### WORK REQUIRED:
Without including any images, repeat the data exactly.
* begin DATA EXCERPT *
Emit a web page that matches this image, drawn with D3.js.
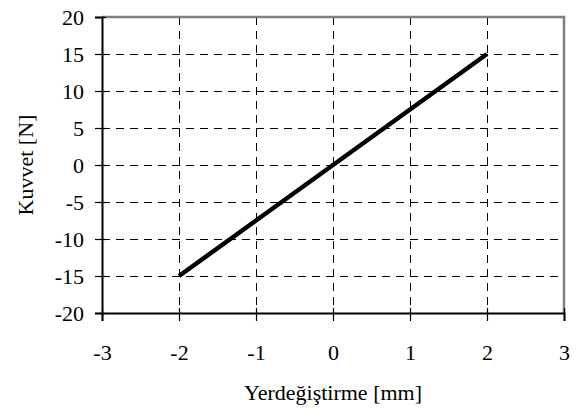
<!DOCTYPE html>
<html lang="en">

<head>
    <meta charset="UTF-8">
    <title>Kuvvet - Yerdeğiştirme</title>
    <style>
        body {
            margin: 0;
            padding: 0;
            background: #fff;
        }

        svg {
            display: block;
        }

        svg text {
            font-family: "Liberation Serif", "Times New Roman", serif;
            font-size: 22px;
            fill: #000;
        }
    </style>
</head>

<body>
    <script src="https://d3js.org/d3.v7.min.js"></script>
    <script>
        const width = 578
        const height = 410

        // values
        const displacement = [-2, -1, 0, 1, 2]
        const force = [-15, -7.5, 0, 7.5, 15]
        const xTicks = [-3, -2, -1, 0, 1, 2, 3]
        const yTicks = [-20, -15, -10, -5, 0, 5, 10, 15, 20]

        const margin = { top: 17, right: 14, bottom: 97, left: 102 }

        const x = d3.scaleLinear()
            .domain([-3, 3])
            .range([margin.left, width - margin.right])

        const y = d3.scaleLinear()
            .domain([-20, 20])
            .range([height - margin.bottom, margin.top])

        const svg = d3.select('body')
            .append('svg')
            .attr('width', width)
            .attr('height', height)

        // excel style labels use a plain hyphen
        const fmt = d => String(d)

        // dashed grid
        const grid = svg.append('g')
            .attr('stroke', '#000')
            .attr('stroke-width', 1)
            .attr('stroke-dasharray', '8,6')

        grid.selectAll('.vgrid')
            .data(xTicks.slice(1, -1))
            .join('line')
            .attr('x1', d => Math.round(x(d)) + 0.5)
            .attr('x2', d => Math.round(x(d)) + 0.5)
            .attr('y1', y(20))
            .attr('y2', y(-20))

        grid.selectAll('.hgrid')
            .data(yTicks.slice(1, -1))
            .join('line')
            .attr('x1', x(-3))
            .attr('x2', x(3))
            .attr('y1', d => Math.round(y(d)) + 0.5)
            .attr('y2', d => Math.round(y(d)) + 0.5)

        // gray frame top / right
        svg.append('path')
            .attr('d', `M${x(-3)},${y(20)}H${x(3)}V${y(-20)}`)
            .attr('fill', 'none')
            .attr('stroke', '#808080')
            .attr('stroke-width', 2.5)

        // axes
        const xAxis = d3.axisBottom(x)
            .tickValues(xTicks)
            .tickSize(8)
            .tickFormat(fmt)

        const yAxis = d3.axisLeft(y)
            .tickValues(yTicks)
            .tickSize(7)
            .tickPadding(11)
            .tickFormat(fmt)

        const gx = svg.append('g')
            .attr('transform', `translate(0,${y(-20)})`)
            .call(xAxis)

        const gy = svg.append('g')
            .attr('transform', `translate(${x(-3)},0)`)
            .call(yAxis)

        for (const g of [gx, gy]) {
            g.attr('font-family', null).attr('font-size', null)
            g.selectAll('.domain').attr('stroke', '#000').attr('stroke-width', 2)
            g.selectAll('.tick line').attr('stroke', '#000').attr('stroke-width', 1.2)
            g.selectAll('text').attr('fill', '#000')
        }
        // ticks cross the axis a little
        gx.selectAll('.tick line').attr('y1', -5)
        gy.selectAll('.tick line').attr('x1', 4)
        gx.selectAll('.tick text').attr('dy', '0.35em').attr('y', 39)

        // the force line
        const line = d3.line()
            .x((d, i) => x(displacement[i]))
            .y(d => y(d))

        svg.append('path')
            .datum(force)
            .attr('d', line)
            .attr('fill', 'none')
            .attr('stroke', '#000')
            .attr('stroke-width', 4.5)

        // axis titles
        svg.append('text')
            .attr('x', (x(-3) + x(3)) / 2)
            .attr('y', 400)
            .attr('text-anchor', 'middle')
            .text('Yerdeğiştirme [mm]')

        svg.append('text')
            .attr('transform', `translate(33,${(y(20) + y(-20)) / 2}) rotate(-90)`)
            .attr('text-anchor', 'middle')
            .text('Kuvvet [N]')
    </script>
</body>

</html>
* end DATA EXCERPT *
### RESULT OF THIS TASK:
Emit a web page that matches this image, drawn with D3.js.
<!DOCTYPE html>
<html lang="en">

<head>
    <meta charset="UTF-8">
    <title>Kuvvet - Yerdeğiştirme</title>
    <style>
        body {
            margin: 0;
            padding: 0;
            background: #fff;
        }

        svg {
            display: block;
        }

        svg text {
            font-family: "Liberation Serif", "Times New Roman", serif;
            font-size: 22px;
            fill: #000;
        }
    </style>
</head>

<body>
    <script src="https://d3js.org/d3.v7.min.js"></script>
    <script>
        const width = 578
        const height = 410

        // values
        const displacement = [-2, -1, 0, 1, 2]
        const force = [-15, -7.5, 0, 7.5, 15]
        const xTicks = [-3, -2, -1, 0, 1, 2, 3]
        const yTicks = [-20, -15, -10, -5, 0, 5, 10, 15, 20]

        const margin = { top: 17, right: 14, bottom: 97, left: 102 }

        const x = d3.scaleLinear()
            .domain([-3, 3])
            .range([margin.left, width - margin.right])

        const y = d3.scaleLinear()
            .domain([-20, 20])
            .range([height - margin.bottom, margin.top])

        const svg = d3.select('body')
            .append('svg')
            .attr('width', width)
            .attr('height', height)

        // excel style labels use a plain hyphen
        const fmt = d => String(d)

        // dashed grid
        const grid = svg.append('g')
            .attr('stroke', '#000')
            .attr('stroke-width', 1)
            .attr('stroke-dasharray', '8,6')

        grid.selectAll('.vgrid')
            .data(xTicks.slice(1, -1))
            .join('line')
            .attr('x1', d => Math.round(x(d)) + 0.5)
            .attr('x2', d => Math.round(x(d)) + 0.5)
            .attr('y1', y(20))
            .attr('y2', y(-20))

        grid.selectAll('.hgrid')
            .data(yTicks.slice(1, -1))
            .join('line')
            .attr('x1', x(-3))
            .attr('x2', x(3))
            .attr('y1', d => Math.round(y(d)) + 0.5)
            .attr('y2', d => Math.round(y(d)) + 0.5)

        // gray frame top / right
        svg.append('path')
            .attr('d', `M${x(-3)},${y(20)}H${x(3)}V${y(-20)}`)
            .attr('fill', 'none')
            .attr('stroke', '#808080')
            .attr('stroke-width', 2.5)

        // axes
        const xAxis = d3.axisBottom(x)
            .tickValues(xTicks)
            .tickSize(8)
            .tickFormat(fmt)

        const yAxis = d3.axisLeft(y)
            .tickValues(yTicks)
            .tickSize(7)
            .tickPadding(11)
            .tickFormat(fmt)

        const gx = svg.append('g')
            .attr('transform', `translate(0,${y(-20)})`)
            .call(xAxis)

        const gy = svg.append('g')
            .attr('transform', `translate(${x(-3)},0)`)
            .call(yAxis)

        for (const g of [gx, gy]) {
            g.attr('font-family', null).attr('font-size', null)
            g.selectAll('.domain').attr('stroke', '#000').attr('stroke-width', 2)
            g.selectAll('.tick line').attr('stroke', '#000').attr('stroke-width', 1.2)
            g.selectAll('text').attr('fill', '#000')
        }
        // ticks cross the axis a little
        gx.selectAll('.tick line').attr('y1', -5)
        gy.selectAll('.tick line').attr('x1', 4)
        gx.selectAll('.tick text').attr('dy', '0.35em').attr('y', 39)

        // the force line
        const line = d3.line()
            .x((d, i) => x(displacement[i]))
            .y(d => y(d))

        svg.append('path')
            .datum(force)
            .attr('d', line)
            .attr('fill', 'none')
            .attr('stroke', '#000')
            .attr('stroke-width', 4.5)

        // axis titles
        svg.append('text')
            .attr('x', (x(-3) + x(3)) / 2)
            .attr('y', 400)
            .attr('text-anchor', 'middle')
            .text('Yerdeğiştirme [mm]')

        svg.append('text')
            .attr('transform', `translate(33,${(y(20) + y(-20)) / 2}) rotate(-90)`)
            .attr('text-anchor', 'middle')
            .text('Kuvvet [N]')
    </script>
</body>

</html>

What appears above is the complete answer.